Here are bogus reason you should learn to code that you'll find in most everyone-should-learn-to-code rhetoric:

  • To become a software engineer and make six-figures. If you are interested in becoming a developer, by all means follow up on it. But if you enjoy your current career, you don't have to leave it. The world needs more than just software developers.
  • To make the next Facebook or Flappy-Bird and become a millionaire. Most startups fail. Software startups require much more programming skill than a run through of Codecademy can provide, and programming is not the most important skill to have when starting a business.
  • To build critical-thinking and problem-solving skills. Ehhh... sort of. But people who give this reason often leave out what exactly that means or why coding provides it.
  • You can put in on your resume. Ehhh... again, true, but how coding applies to most non-developer jobs is left unstated.
  • To build a website. HTML is not a programming language, and web design is a different skill set to coding. But anyway, if you just want a website presence, sign up for a free WordPress blog.
  • Because other people are saying you should. This is a terrible reason to do anything.

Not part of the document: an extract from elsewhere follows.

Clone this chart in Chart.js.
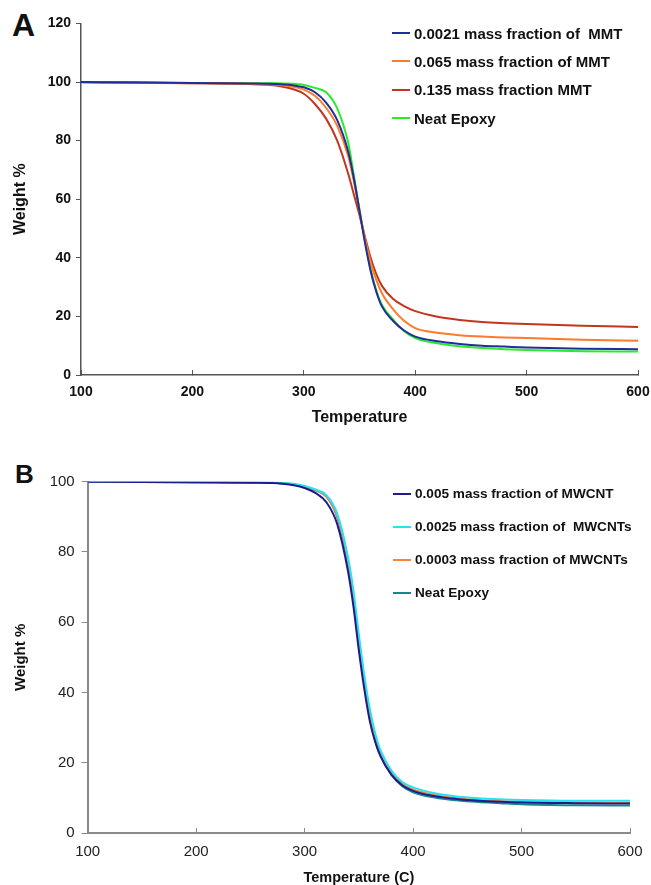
<!DOCTYPE html>
<html>
<head>
<meta charset="utf-8">
<script src="https://cdn.jsdelivr.net/npm/chart.js@4.4.1/dist/chart.umd.min.js"></script>
<style>
  html, body { margin: 0; padding: 0; background: #fff; }
  body { width: 651px; height: 885px; position: relative; overflow: hidden; font-family: "Liberation Sans", Arial, sans-serif; }
  .panel { position: absolute; left: 0; width: 651px; }
  #boxA { top: 0; height: 430px; }
  #boxB { top: 440px; height: 447px; }
  .tag { position: absolute; font-weight: bold; line-height: 1; color: #111; }
  .legend { position: absolute; font-weight: bold; color: #111; }
  .legend .row { display: flex; align-items: center; white-space: pre; }
  .legend .swatch { width: 18px; height: 2px; margin-right: 4px; }
</style>
</head>
<body>
<div class="tag" style="left:12px; top:9px; font-size:32px;">A</div>
<div class="tag" style="left:15px; top:461px; font-size:26px;">B</div>
<div class="panel" id="boxA"><canvas id="chartA"></canvas></div>
<div class="panel" id="boxB"><canvas id="chartB"></canvas></div>
<div class="legend" id="legendA" style="left:392px; top:19px; font-size:15px;"></div>
<div class="legend" id="legendB" style="left:393px; top:477px; font-size:13.6px;"></div>
<script>
// TGA curves, panel A: epoxy / MMT
var tempA = [100, 150, 200, 250, 270, 280, 290, 300, 310, 320, 330, 340, 345, 350, 355, 360, 365, 370, 380, 390, 400, 420, 440, 460, 480, 500, 550, 600];
var mmt0021 = [100, 99.8, 99.7, 99.5, 99.4, 99.2, 98.9, 98.2, 96.5, 93, 87, 76, 67, 56, 45, 35.5, 28.5, 23.5, 18.5, 15.2, 13.1, 11.5, 10.6, 10.0, 9.7, 9.4, 9.0, 8.8];
var mmt065 = [99.8, 99.7, 99.6, 99.4, 99.2, 98.9, 98.4, 97.4, 95.3, 91.2, 85, 74.5, 66, 56, 46.5, 38.5, 32.5, 28, 22.5, 18.5, 16, 14.4, 13.6, 13.1, 12.8, 12.6, 12.0, 11.7];
var mmt135 = [100, 99.8, 99.6, 99.3, 99.0, 98.5, 97.6, 96, 92.5, 87.5, 80, 68.5, 61.5, 54.5, 47, 40, 34.5, 30.5, 26, 23.5, 21.8, 19.9, 18.8, 18.1, 17.7, 17.4, 16.8, 16.4];
var neatA = [100, 99.8, 99.7, 99.6, 99.6, 99.5, 99.4, 99.0, 98, 96.5, 91, 79, 68, 56.5, 45.5, 36, 29, 24, 19, 15, 12.6, 10.8, 9.8, 9.2, 8.8, 8.5, 8.1, 8.0];
var labelsA = ['0.0021 mass fraction of  MMT', '0.065 mass fraction of MMT', '0.135 mass fraction MMT', 'Neat Epoxy'];
var colorsA = ['#1f2f9a', '#ff7a2a', '#c2361e', '#2bea2b'];
var yTicksA = [0, 20, 40, 60, 80, 100, 120];

// TGA curves, panel B: epoxy / MWCNT
var tempB = [100, 150, 200, 250, 270, 280, 290, 300, 310, 320, 330, 340, 345, 350, 355, 360, 365, 370, 380, 390, 400, 420, 440, 460, 480, 500, 550, 600];
var cnt005 = [100, 99.9, 99.8, 99.7, 99.6, 99.4, 99.0, 98.2, 96.8, 94.2, 88, 74.5, 64.5, 52, 41, 32, 26, 21.8, 16.6, 13.6, 12, 10.5, 9.7, 9.2, 8.9, 8.7, 8.5, 8.4];
var cnt0025 = [100, 99.9, 99.9, 99.8, 99.8, 99.6, 99.4, 98.8, 97.8, 96.2, 91, 78.5, 69, 56.5, 45, 35.5, 28.5, 23.5, 17.8, 14.5, 13, 11.3, 10.4, 9.9, 9.6, 9.4, 9.2, 9.2];
var cnt0003 = [100, 99.9, 99.9, 99.8, 99.7, 99.5, 99.2, 98.6, 97.6, 95.8, 90.2, 77.5, 67.5, 55, 43.5, 34, 27.5, 23, 17.4, 14, 12.4, 10.8, 9.9, 9.4, 9.1, 8.9, 8.7, 8.6];
var neatB = [100, 99.9, 99.9, 99.8, 99.7, 99.5, 99.2, 98.6, 97.6, 95.8, 90, 77, 67, 54, 42.5, 33, 26.5, 22, 16.5, 13.3, 11.6, 10.1, 9.3, 8.8, 8.5, 8.2, 7.9, 7.8];
var labelsB = ['0.005 mass fraction of MWCNT', '0.0025 mass fraction of  MWCNTs', '0.0003 mass fraction of MWCNTs', 'Neat Epoxy'];
var colorsB = ['#1c1c8e', '#24e4ef', '#ff7f3f', '#14898c'];
var yTicksB = [0, 20, 40, 60, 80, 100];

var FONT = '"Liberation Sans", Arial, sans-serif';

function pairs(xs, ys) {
  return xs.map(function(x, i) { return { x: x, y: ys[i] }; });
}

// pin an axis box to a fixed size so the plot area lands where it should
function fixBox(size) {
  return function(scale) {
    if (scale.isHorizontal()) scale.height = size; else scale.width = size;
    scale.paddingLeft = 0; scale.paddingRight = 0;
    scale.paddingTop = 0; scale.paddingBottom = 0;
  };
}

function makeDatasets(xs, series, labels, colors) {
  return series.map(function(ys, i) {
    return {
      label: labels[i],
      data: pairs(xs, ys),
      borderColor: colors[i],
      backgroundColor: colors[i],
      borderWidth: 2,
      pointRadius: 0,
      fill: false,
      cubicInterpolationMode: 'monotone'
    };
  });
}

function buildLegend(id, labels, colors, rowHeight) {
  var box = document.getElementById(id);
  labels.forEach(function(text, i) {
    var row = document.createElement('div');
    row.className = 'row';
    row.style.height = rowHeight + 'px';
    var sw = document.createElement('span');
    sw.className = 'swatch';
    sw.style.background = colors[i];
    var t = document.createElement('span');
    t.textContent = text;
    row.appendChild(sw);
    row.appendChild(t);
    box.appendChild(row);
  });
}

function makeChart(id, opts) {
  return new Chart(document.getElementById(id), {
    type: 'line',
    data: { datasets: opts.datasets },
    options: {
      responsive: true,
      maintainAspectRatio: false,
      animation: false,
      layout: { padding: opts.padding },
      plugins: { legend: { display: false }, tooltip: { enabled: false } },
      scales: {
        x: {
          type: 'linear',
          min: 100, max: 600,
          afterFit: fixBox(opts.xHeight),
          border: { color: opts.axisColor, width: opts.axisWidth },
          grid: { drawOnChartArea: false, drawTicks: true, tickLength: -5, color: opts.axisColor, lineWidth: 1 },
          ticks: { stepSize: 100, padding: opts.xPad, color: opts.tickColor, font: opts.tickFont, maxRotation: 0 },
          title: { display: true, text: opts.xTitle, color: '#111', font: opts.xTitleFont, padding: opts.xTitlePad }
        },
        y: {
          min: 0, max: opts.yMax,
          afterFit: fixBox(opts.yWidth),
          afterBuildTicks: function(scale) {
            scale.ticks = opts.yTicks.map(function(v) { return { value: v }; });
          },
          border: { color: opts.axisColor, width: opts.axisWidth },
          grid: { drawOnChartArea: false, drawTicks: true, tickLength: opts.yTick, color: opts.axisColor, lineWidth: 1 },
          ticks: { padding: opts.yPad, color: opts.tickColor, font: opts.tickFont },
          title: { display: true, text: 'Weight %', color: '#111', font: opts.yTitleFont, padding: opts.yTitlePad }
        }
      }
    }
  });
}

makeChart('chartA', {
  datasets: makeDatasets(tempA, [mmt0021, mmt065, mmt135, neatA], labelsA, colorsA),
  padding: { top: 23.4, right: 13, left: 0, bottom: 0 },
  xHeight: 55, yWidth: 81, yMax: 120, yTicks: yTicksA,
  axisColor: '#555', axisWidth: 1.5,
  tickColor: '#111', tickFont: { family: FONT, size: 14, weight: 'bold' },
  xPad: 14, yPad: 5, yTick: 5,
  xTitle: 'Temperature', xTitleFont: { family: FONT, size: 16, weight: 'bold' }, xTitlePad: { top: 3, bottom: 3 },
  yTitleFont: { family: FONT, size: 16, weight: 'bold' }, yTitlePad: { top: 11, bottom: 11 }
});

makeChart('chartB', {
  datasets: makeDatasets(tempB, [cnt005, cnt0025, cnt0003, neatB], labelsB, colorsB),
  padding: { top: 41.7, right: 21, left: 0, bottom: 0 },
  xHeight: 54, yWidth: 87.7, yMax: 100, yTicks: yTicksB,
  axisColor: '#8a8a8a', axisWidth: 2,
  tickColor: '#222', tickFont: { family: FONT, size: 15, weight: 'normal' },
  xPad: 15, yPad: 7, yTick: 6,
  xTitle: 'Temperature (C)', xTitleFont: { family: FONT, size: 14.5, weight: 'bold' }, xTitlePad: { top: 0, bottom: 0 },
  yTitleFont: { family: FONT, size: 15, weight: 'bold' }, yTitlePad: { top: 12, bottom: 12 }
});

buildLegend('legendA', labelsA, colorsA, 28.3);
buildLegend('legendB', labelsB, colorsB, 33);
</script>
</body>
</html>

Before I go into the real reasons you, your friends, your neighbors, your cat, and everyone should indeed learn to code, consider this anecdote:

A math teacher is giving a lesson on logarithms or the quadratic equation or whatever and is asked by a student, "When will I ever need to know this?"

"Most likely never," replied the teacher without hesitation. "Most jobs and even a lot of professions won't require you to know any math beyond basic arithmetic or a little algebra."

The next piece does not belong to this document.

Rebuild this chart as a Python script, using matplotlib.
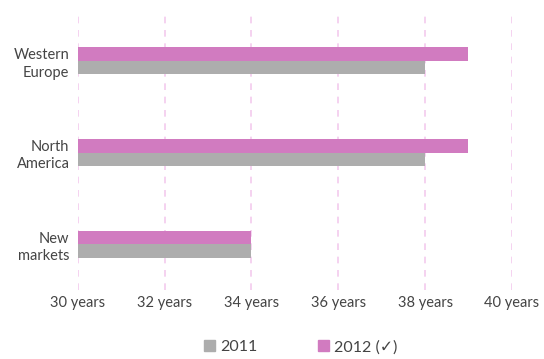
import matplotlib.pyplot as plt
from matplotlib.patches import Patch
import numpy as np

regions = ["New\nmarkets", "North\nAmerica", "Western\nEurope"]
y2011 = [34, 38, 38]
y2012 = [34, 39, 39]
xticks = [30, 32, 34, 36, 38, 40]

grey = "#adadad"
pink = "#d17bc0"
txt = "#444444"

plt.rcParams['font.family'] = ['Lato', 'DejaVu Sans']

fig = plt.figure(figsize=(5.44, 3.59), dpi=100)
ax = fig.add_axes([0.143, 0.192, 0.798, 0.766])

pos = np.arange(len(regions))
h = 0.148
ax.barh(pos - h / 2, [v - 30 for v in y2011], left=30, height=h, color=grey, zorder=3)
ax.barh(pos + h / 2, [v - 30 for v in y2012], left=30, height=h, color=pink, zorder=3)

ax.set_xlim(30, 40)
ax.set_ylim(-0.5, 2.5)
ax.set_xticks(xticks)
ax.set_xticklabels([f"{t} years" for t in xticks], color=txt, fontsize=10.5)
ax.set_yticks(pos)
ax.set_yticklabels(regions, color=txt, fontsize=10.5, linespacing=1.3)
ax.tick_params(length=0, pad=6)
ax.tick_params(axis='x', pad=4)
for s in ax.spines.values():
    s.set_visible(False)
ax.grid(axis='x', color="#f4cbee", linestyle=(0, (4, 4)), linewidth=1.2, zorder=0)

handles = [Patch(color=grey), Patch(color=pink)]
fig.legend(handles, ["2011", "2012 (\u2713)"], loc='center', ncol=2,
           bbox_to_anchor=(0.553, 0.033), frameon=False, fontsize=11.5,
           handlelength=0.7, handleheight=0.7, handletextpad=0.3,
           columnspacing=3.8, labelcolor=txt)

fig.savefig("out.png", dpi=100)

"But," the teacher continued, "let me ask you this. Why do people go to the gym and lift weights? Do they all plan on becoming Olympic weight lifters, or professional body builders? Do they think they'll one day find an old lady trapped under a 200 pound bar bell and say, 'This is what I've been training for.'"

"No, they lift weights because it makes them stronger. Learning math is important because because it makes you smarter. It forces your brain to think in a way that normally it wouldn't think: a way that requires precision, discipline, and abstract thought. It's more than rote memorization, or making beautiful things, or figuring out someone's expectations and how to appease them. Doing your math homework is practice for the kind of disciplined thinking where there are objective right and wrong answers. And math is ubiquitous: it comes up in a lot of other subjects and is universal across cultures. And all this is practice for thinking in a new way. And being able to think in new ways, more than anything, is what will prepare you for an unpredictable, even dangerous, future."

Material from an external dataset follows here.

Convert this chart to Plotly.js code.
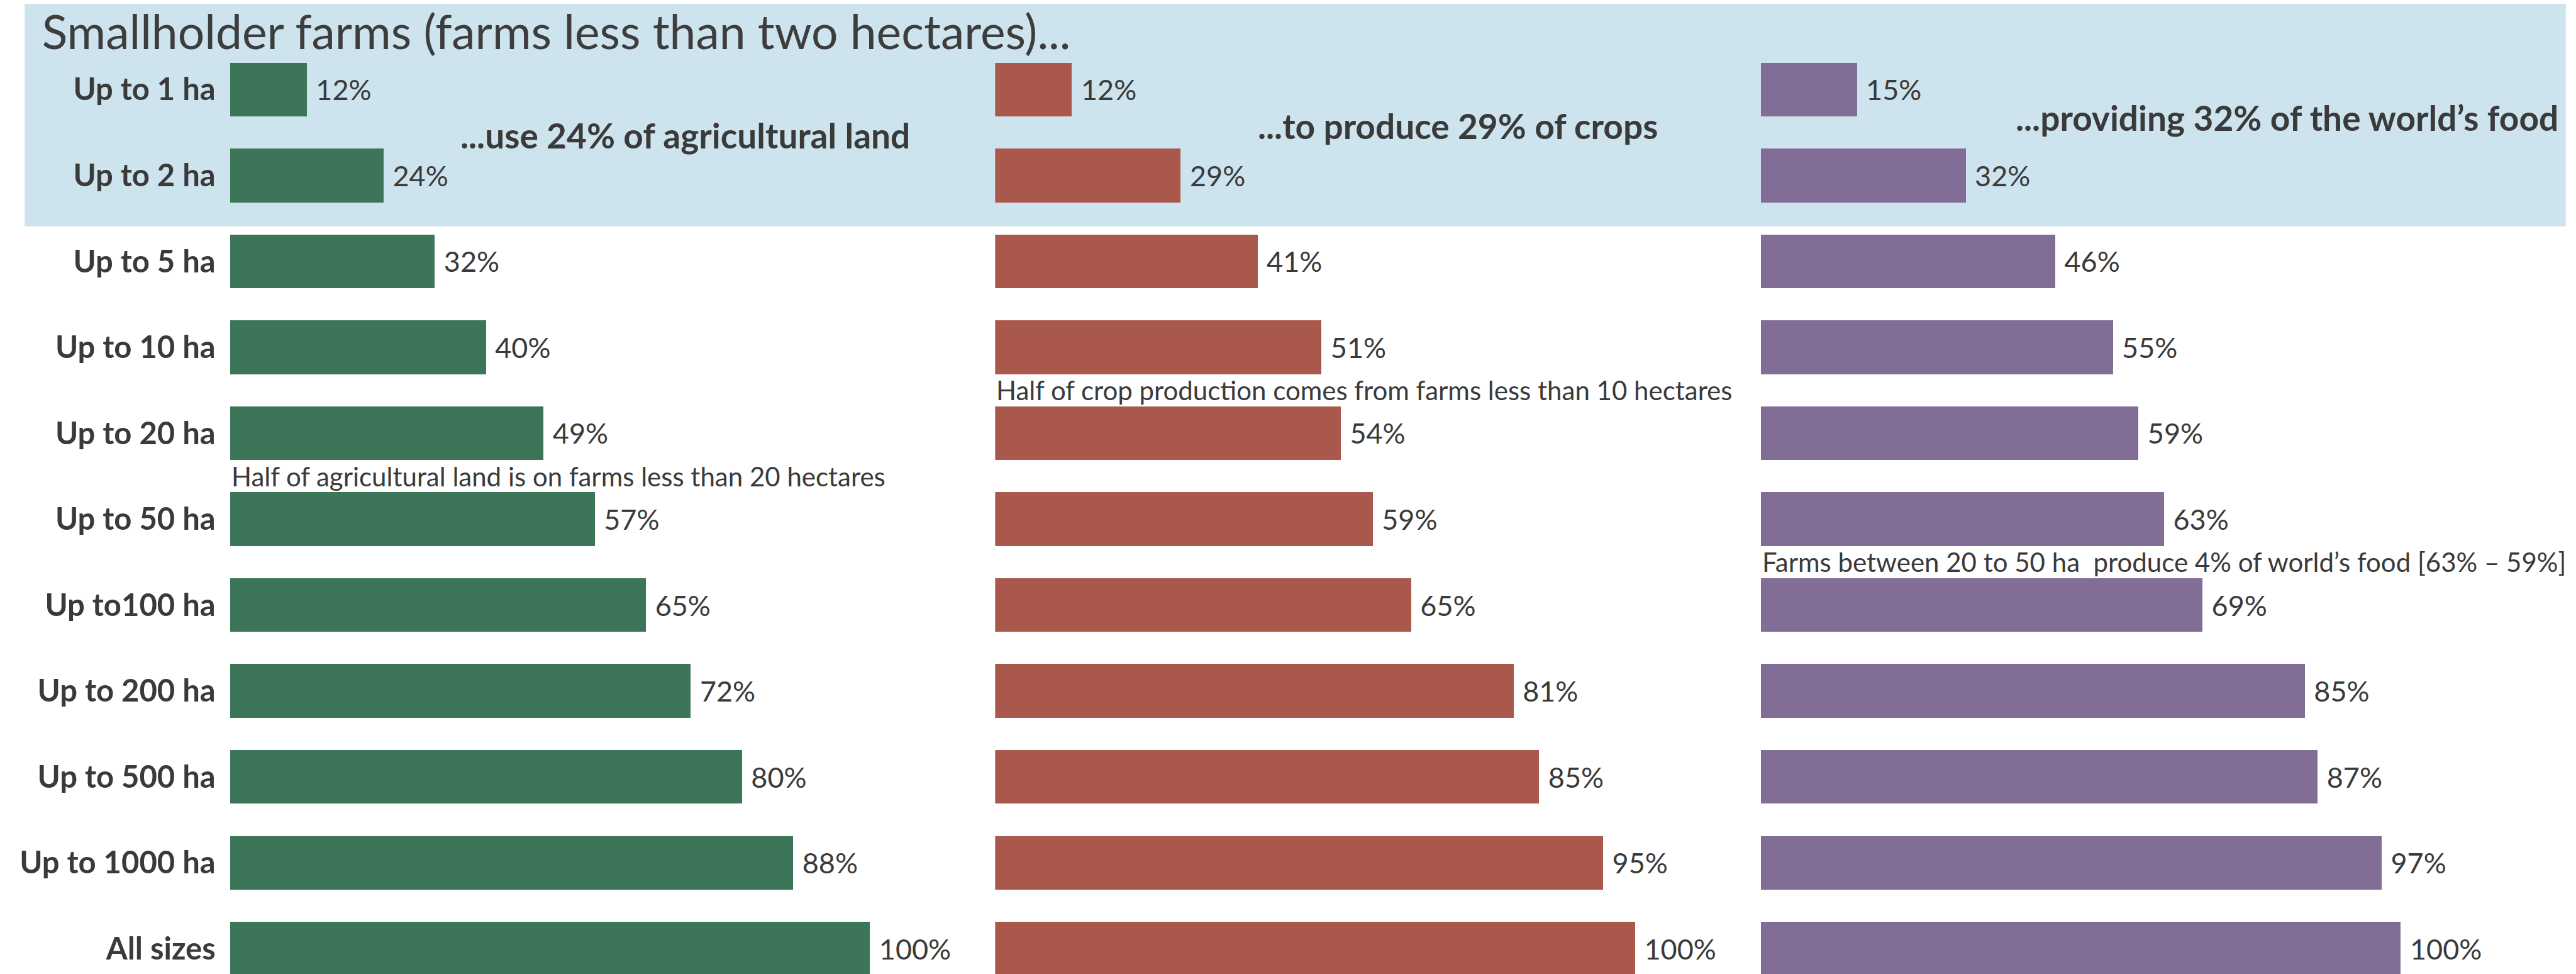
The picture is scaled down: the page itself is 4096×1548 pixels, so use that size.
<!DOCTYPE html>
<html>
<head>
<meta charset="utf-8">
<script src="https://cdn.plot.ly/plotly-3.0.1.min.js"></script>
<style>
  html, body { margin: 0; padding: 0; background: #ffffff; }
  #chart { width: 4096px; height: 1548px; }
</style>
</head>
<body>
<div id="chart"></div>
<script>
// Farm size classes, smallest first
const categories = ['Up to 1 ha', 'Up to 2 ha', 'Up to 5 ha', 'Up to 10 ha', 'Up to 20 ha',
  'Up to 50 ha', 'Up to100 ha', 'Up to 200 ha', 'Up to 500 ha', 'Up to 1000 ha', 'All sizes'];

// Cumulative shares (%) by farm size
const landShare = [12, 24, 32, 40, 49, 57, 65, 72, 80, 88, 100];
const cropShare = [12, 29, 41, 51, 54, 59, 65, 81, 85, 95, 100];
const foodShare = [15, 32, 46, 55, 59, 63, 69, 85, 87, 97, 100];

const titleText = 'Smallholder farms (farms less than two hectares)...';
const headlines = ['...use 24% of agricultural land', '...to produce 29% of crops',
  '...providing 32% of the world\u2019s food'];
const notes = ['Half of agricultural land is on farms less than 20 hectares',
  'Half of crop production comes from farms less than 10 hectares',
  'Farms between 20 to 50 ha\u00a0 produce 4% of world\u2019s food [63% \u2013 59%]'];

const colors = ['#3D7558', '#AB584C', '#826D97'];
const textColor = '#3a3a3a';
const FONT = 'Lato, "Open Sans", sans-serif';

const W = 4096, H = 1548;

const series = [landShare, cropShare, foodShare];
const traces = series.map((vals, i) => ({
  type: 'bar',
  orientation: 'h',
  x: vals,
  y: categories,
  xaxis: i === 0 ? 'x' : 'x' + (i + 1),
  yaxis: i === 0 ? 'y' : 'y' + (i + 1),
  width: 0.626,
  marker: { color: colors[i], line: { width: 0 } },
  texttemplate: '\u00a0%{x}%',
  textposition: 'outside',
  constraintext: 'none',
  cliponaxis: false,
  textfont: { family: FONT, size: 45, color: textColor },
  hoverinfo: 'skip',
  showlegend: false
}));

// column layout: bar base position and usable width (fractions of the page)
const colStart = [428, 1852, 3277].map(v => v / 4794);
const colWidth = 1300 / 4794;
const xMax = 1300 / 11.91;

// rows: first row centre and row pitch (page units of 1812)
const row0 = 166.5, pitch = 159.85;
const yTopPx = row0 - pitch / 2;
const yRange = [(1812 - row0) / pitch, -0.5];
const yTop = 1 - yTopPx / 1812;

const layout = {
  width: W, height: H,
  margin: { l: 0, r: 0, t: 0, b: 0, pad: 0 },
  paper_bgcolor: '#ffffff',
  plot_bgcolor: 'rgba(0,0,0,0)',
  font: { family: FONT, color: textColor },
  bargap: 0,
  title: {
    text: titleText,
    x: 78 / 4794, xref: 'paper', xanchor: 'left',
    y: 1 - 61 / 1812, yref: 'paper', yanchor: 'middle',
    font: { family: FONT, size: 75, color: '#3d3d3d' }
  },
  shapes: [{
    type: 'rect', xref: 'paper', yref: 'paper', layer: 'below',
    x0: 46 / 4794, x1: 4775 / 4794, y0: 1 - 421 / 1812, y1: 1 - 7 / 1812,
    fillcolor: '#CDE3ED', line: { width: 0 }
  }],
  annotations: []
};

const headlinePos = [[35.85, 0.535], [40.8, 0.42], [39.6, 0.33]];
const notePos = [4.5, 3.5, 5.5];

for (let i = 0; i < 3; i++) {
  const xa = i === 0 ? 'xaxis' : 'xaxis' + (i + 1);
  const ya = i === 0 ? 'yaxis' : 'yaxis' + (i + 1);
  const xr = i === 0 ? 'x' : 'x' + (i + 1);
  const yr = i === 0 ? 'y' : 'y' + (i + 1);
  layout[xa] = {
    domain: [colStart[i], colStart[i] + colWidth],
    range: [0, xMax],
    anchor: yr,
    showgrid: false, zeroline: false, showline: false,
    showticklabels: false, ticks: '', fixedrange: true
  };
  layout[ya] = {
    domain: [0, yTop],
    type: 'category',
    range: yRange,
    anchor: xr,
    showgrid: false, zeroline: false, showline: false,
    ticks: '',
    showticklabels: i === 0,
    ticklabelstandoff: 22,
    tickfont: { family: FONT, size: 49, color: textColor, weight: 'bold' },
    fixedrange: true
  };
  layout.annotations.push({
    xref: xr, yref: yr, x: headlinePos[i][0], y: headlinePos[i][1],
    xanchor: 'left', yanchor: 'middle', showarrow: false,
    text: '<b>' + headlines[i] + '</b>',
    font: { family: FONT, size: 55, color: textColor }
  });
  layout.annotations.push({
    xref: xr, yref: yr, x: 0, y: notePos[i],
    xanchor: 'left', yanchor: 'middle', showarrow: false,
    text: notes[i],
    font: { family: FONT, size: 42, color: textColor }
  });
}

Plotly.newPlot('chart', traces, layout, { staticPlot: true, displayModeBar: false });
</script>
</body>
</html>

Learning to program a computer, even if you don't plan on becoming a software engineer, has three similar reasons to pursue it:

  1. Learning to code is also great practice for precise, disciplined, and abstract thinking. A program either works, or it doesn't. It could have bugs, straightforward or subtle, that require analysis and concentration. But unlike math, a program does something immediately practical. (Mathematicians, please don't shoot me for saying this.)
  2. Programming transforms your computer from a home appliance to a power tool. Whether you have an office job, are a student, or just go online a lot, people use computers to get stuff done. But some tedious, lengthy computer tasks are so specific or context-dependent that no one has produced software to do it. (My next programming book addresses exactly these kinds of problems.) Even without deep programming knowledge, coding becomes a large productivity multiplier. Computers are everywhere; they should be tools, not appliances. A tool is something you sharpen, an appliance is something you replace.
  3. Learning to program is great practice for learning itself. Professional software developers use Google daily to answer questions or find documentation for their work. During the course of coding you will come up with several questions that will require you to seek out an answer. Googling is a skill in itself: figuring out which keywords to use, identifying useless advice and generic platitudes on content-farm sites, knowing how to ask a question. (The last one is so complex it has its own 24-page FAQ.) These aren't arbitrary word problems or Sudoku puzzles you are answering. Learning to code involves learning how to find real help for yourself.

Cory Doctorow wrote an article that even before learning to code, we should be teaching kids how to use regular expressions. "Regexes" are ways to specify a pattern of text. Your word processing software most likely lets you use regular expressions for its find-and-replace feature. Regular expressions can be used for an app's search feature. This is a skill that magnifies your power as a user. And once a populace is literate in regular expressions, software developers will increasing make use of them in more capable and powerful apps.

The same can be true with programming. Imagine what software could be like if the populace were literate in basic programming. Instead of apps, we could have APIs. Users could tie together the different services and programs they use. It would tear down the walled-gardens that Facebook, Apple, Twitter, and Google have erected to maintain their monopolies. It would pave the roads for improving the Information Age the same way the printing press improved literacy.

There are plenty of skills people can learn to become well-rounded human beings: Playing an instrument, public speaking, budgeting, first aid, growing plants, persuasive writing, babysitting, identifying scams, et cetera, et cetera.

But programming is unique among these skills. Programming is a practical skill on a tool you already use every day. Learning it provides abundant, but not pointless, intellectual hurdles to train your brain. It can save you time on computer-based tasks while opening your eyes to accomplishments that were previously unfeasible. That is why you should seriously learn to program.